Creating an innovative new facility designed to improve student athlete nutrition for Virginia Tech

Virginia Tech’s new 25,000-square-foot Student Athletic Performance Center (SAPC), which opened in 2020, is an important case study in best practice of innovative nutrition-based student dining facilities. The University's athletics department wanted to create a pinnacle facility of its kind that would spatially communicate Virginia Tech’s values and culture of athletics and provide a sophisticated nutrition program.

Hanbury worked closely with a team of athletic nutritionists, food service specialists, and operations experts to design a space that would meet the unique needs of both students and staff. The completed design realizes Virginia Tech’s vision by creating a transformational and legible space triple the size of the former facility. The new center includes a full-service kitchen that allows for the preparation of meals for student-athletes and an expanded dining space. Balconies on the outer edge of the center overlook the Steve Johnson Practice Fields. The concept of science-based nutrition supplementing physical well-being and positively influencing performance drove a range of strategic decisions – location, layout, menu, service style, seating strategies, and even the dynamics and character of the space.

Location, location, location

One of the most valuable features of the new SAPC is its central location within Virginia Tech’s athletics precinct.

After reviewing multiple site opportunities as part of the feasibility planning for the project, Hanbury designers and the Virginia Tech team ultimately chose to place the facility in the heart of the athletic complex. The Hanbury design solution expands upward and outward the uppermost level of the Jamerson Athletic Center, capitalizing on the commanding views of the athletics precinct with a panorama featuring Lane Stadium and the Beamer-Lawson Practice Facility.

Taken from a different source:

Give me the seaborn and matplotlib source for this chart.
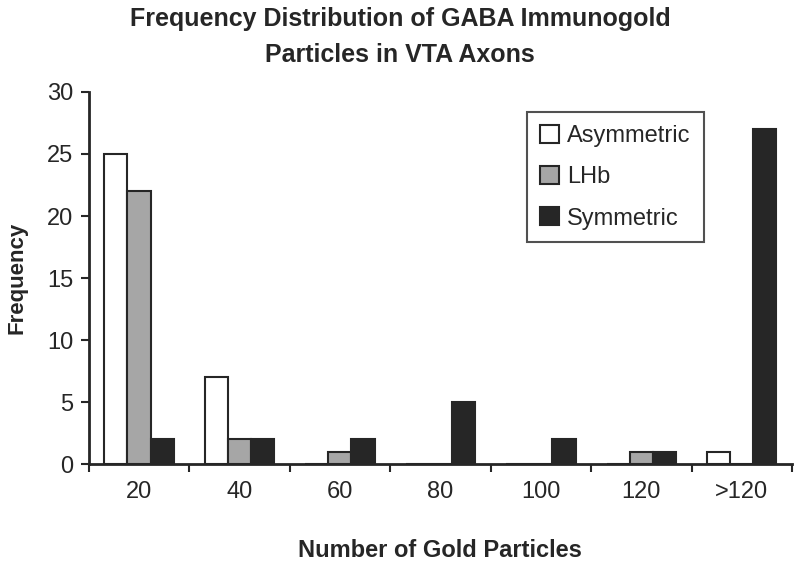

The design transforms an out-of-date utilitarian dining space into a dynamic multi-function dining center overlooking the athletics campus. The central location though necessitated the architects to navigate a complex renovation process that required removing the roof of the building while keeping the lower floors occupied.

Existing, Roof Removal, Expansion

Locating the new SAPC at the top of the existing Jamerson Building eliminates the need for a new site and preserves ground floor area in a crowded precinct where open space is a premium. And it brings new life to formerly underutilized space and repurposes infrastructure by apportioning existing footings, foundation walls, and utilities and services to a new use, conserving energy and material resources, and lowering embodied energy. By giving students a warm and welcoming multi-use space directly adjacent to academic, training and practice facilities, the athletics department is able to ensure that proper nutrition and eating becomes a convenient and integrated part of the student-athlete’s day rather than an added stressor.

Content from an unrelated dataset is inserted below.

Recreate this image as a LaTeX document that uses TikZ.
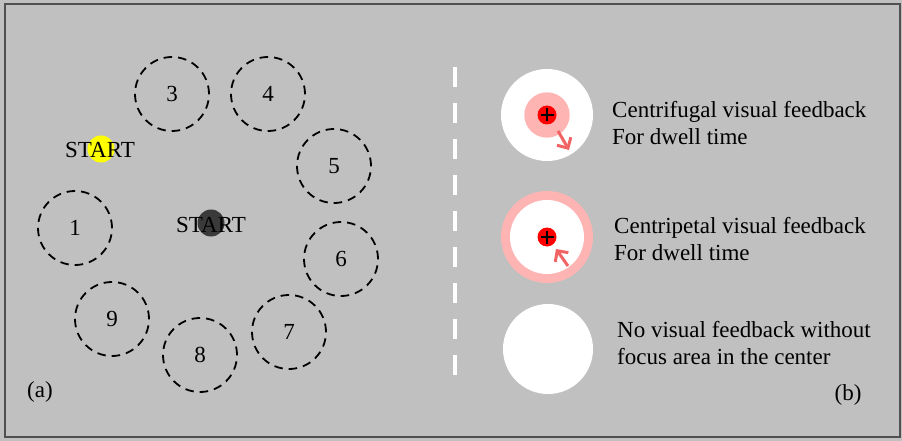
\documentclass[tikz,border=0pt]{standalone}
\usepackage{fontspec}
\setmainfont{Liberation Serif}
\usetikzlibrary{arrows.meta}
\definecolor{bg}{HTML}{C0C0C0}
\definecolor{frame}{HTML}{505050}
\definecolor{pinkring}{HTML}{FFB4B4}
\definecolor{dotred}{HTML}{FF0000}
\definecolor{arrowred}{HTML}{F26464}
\definecolor{darkdot}{HTML}{3A3A3A}
\definecolor{yel}{HTML}{FFFF00}
\begin{document}
\begin{tikzpicture}[x=1pt,y=-1pt,
  every node/.style={font=\fontsize{23}{27}\selectfont, inner sep=0pt},
  target/.style={circle, draw=black, line width=1.8pt, dash pattern=on 8.5pt off 6pt, minimum size=74pt},
  fb/.style={line width=3pt, draw=arrowred, -{Straight Barb[length=8pt,width=16pt,line width=3pt]}},
  plusmark/.style={line width=1.6pt, draw=black}
]
\useasboundingbox (0,0) rectangle (902,441);
\fill[bg] (0,0) rectangle (902,441);
\draw[frame, line width=2.2pt] (5,4) rectangle (900,437);

% left panel targets
\node[target] (c3) at (172,94) {3};
\node[target] (c4) at (268,94) {4};
\node[target] (c5) at (334,166) {5};
\node[target] (c1) at (75,228) {1};
\node[target] (c6) at (341,259) {6};
\node[target] (c9) at (112,319) {9};
\node[target] (c7) at (289,332) {7};
\node[target] (c8) at (200,355) {8};

% start markers
\fill[yel] (101,149) circle (13.5);
\node (s1) at (100,150) {START};
\fill[darkdot] (211,223) circle (13.5);
\node (s2) at (211,225) {START};

\node (la) at (40,392) {(a)};
\node (lb) at (848,395) {(b)};

% separator
\draw[white, line width=4.5pt, dash pattern=on 20pt off 16pt] (455,67) -- (455,380);

% right panel: centrifugal
\fill[white] (547,115) circle (46);
\fill[pinkring] (547,115) circle (22.7);
\fill[dotred] (547,115) circle (9.5);
\coordinate (p1) at (547,115);
\draw[plusmark] ([xshift=-6.5pt]p1) -- ([xshift=6.5pt]p1);
\draw[plusmark] ([yshift=-6.5pt]p1) -- ([yshift=6.5pt]p1);
\coordinate (a1s) at (558,131);
\coordinate (a1e) at (569,150);
\draw[fb] (a1s) -- (a1e);

% centripetal
\fill[pinkring] (547,237) circle (46);
\fill[white] (547,237) circle (37);
\fill[dotred] (547,237) circle (9.5);
\coordinate (p2) at (547,237);
\draw[plusmark] ([xshift=-6.5pt]p2) -- ([xshift=6.5pt]p2);
\draw[plusmark] ([yshift=-6.5pt]p2) -- ([yshift=6.5pt]p2);
\coordinate (a2s) at (568,266);
\coordinate (a2e) at (556,249);
\draw[fb] (a2s) -- (a2e);

% no feedback
\fill[white] (548,349) circle (45);

% texts
\node[anchor=west, align=left] (t1) at (612,123) {Centrifugal visual feedback\\For dwell time};
\node[anchor=west, align=left] (t2) at (614,239) {Centripetal visual feedback\\For dwell time};
\node[anchor=west, align=left] (t3) at (617,343) {No visual feedback without\\focus area in the center};
\end{tikzpicture}
\end{document}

Designing for flexibility and community

The new SAPC is designed for flexibility. The center creates a new community living room for Virginia Tech Athletics and is expansive enough to meet the nutrition needs and provide regular meals for over 500 students from around the country and the world across all 22 of Virginia Tech's varsity sports. The new space allows for greater co-mingling and camaraderie between teams, framed around the belief that eating a meal together is one of the most powerful ways to build community.

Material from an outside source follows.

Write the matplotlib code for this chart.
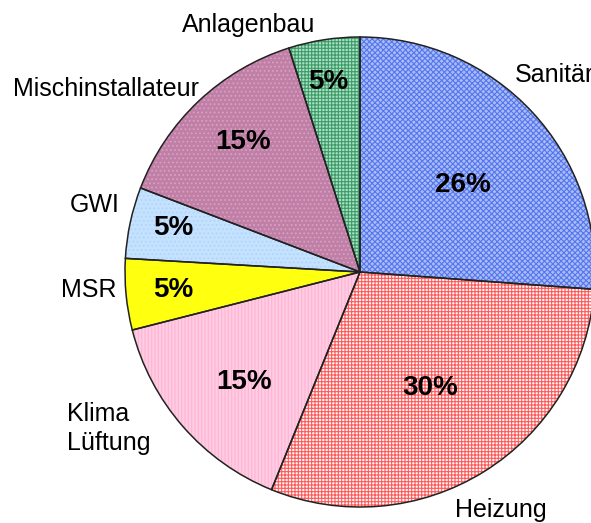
import matplotlib
matplotlib.use("Agg")
import matplotlib.pyplot as plt

plt.rcParams['font.family'] = ['Liberation Sans', 'DejaVu Sans']
plt.rcParams['hatch.linewidth'] = 0.8

categories = ["Sanitär", "Heizung", "Klima\nLüftung", "MSR", "GWI", "Mischinstallateur", "Anlagenbau"]
values = [26.2, 30.0, 14.9, 4.9, 4.9, 14.3, 4.9]
pct_labels = ["26%", "30%", "15%", "5%", "5%", "15%", "5%"]

face_colors = ["#aabcf6", "#fff6f6", "#ffcce3", "#ffff10", "#c4e2ff", "#c07fa6", "#a8e2c4"]
hatch_colors = ["#5476ee", "#ff5a5a", "#ffb4d4", "#f0f000", "#b0d4f8", "#d8a0c0", "#3f9a68"]
hatches = ["xxxxxx", "+++++", "|||||", "", "....", "....", "+++++"]

# label layout (data units, radius = 1)
label_pos = [(0.66, 0.838, 'left'), (0.60, -1.013, 'center'), (-1.247, -0.665, 'left'),
             (-1.035, -0.077, 'right'), (-1.025, 0.285, 'right'), (-0.686, 0.780, 'right'),
             (-0.472, 1.051, 'center')]
pct_pos = [(0.438, 0.370), (0.298, -0.494), (-0.494, -0.468), (-0.796, -0.077),
           (-0.796, 0.187), (-0.498, 0.553), (-0.136, 0.809)]

W, H = 591, 523
fig = plt.figure(figsize=(W / 100, H / 100), dpi=100)
cx, cy, r = 360, 272, 235
ax = fig.add_axes([(cx - r) / W, (H - cy - r) / H, 2 * r / W, 2 * r / H])
ax.set_aspect('equal')
ax.axis('off')

w1, _ = ax.pie(values, colors=face_colors, startangle=90, counterclock=False,
               wedgeprops=dict(linewidth=0), radius=1)
w2, _ = ax.pie(values, colors=['none'] * len(values), startangle=90, counterclock=False,
               hatch=hatches, wedgeprops=dict(linewidth=0), radius=1)
for w, hc in zip(w2, hatch_colors):
    w.set_edgecolor(hc)
    w.set_linewidth(0)
w3, _ = ax.pie(values, colors=['none'] * len(values), startangle=90, counterclock=False,
               wedgeprops=dict(linewidth=1.1, edgecolor='#222222'), radius=1)
ax.set_xlim(-1, 1)
ax.set_ylim(-1, 1)

for lab, (x, y, ha) in zip(categories, label_pos):
    ax.text(x, y, lab, ha=ha, va='center', fontsize=18, color='black',
            linespacing=1.25, clip_on=False)
for p, (x, y) in zip(pct_labels, pct_pos):
    ax.text(x, y, p, ha='center', va='center', fontsize=20, fontweight='bold', color='black')

fig.savefig("out.png", dpi=100)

Outside of day-to-day student athletics use, the serveries are shaped to define a single large space for dining. Whereas the old space only accommodated small groups of athletes for a limited number of meals during the week, the new SAPC is designed for optimum flexibility—even the booths are mobile—allowing for multiple seating types and configurations at a variety of scales. The SAPC accommodates events ranging from team-building pre-game meals to special programs, gatherings, and donor fundraising events, while catering to alumni, the University and the surrounding community.

Perhaps most importantly though, this highly flexible, adaptable, and technologically advanced dining facility elevates Virginia Tech athletics while directly providing athletes with improved nutrition, and a sense of camaraderie and well-being.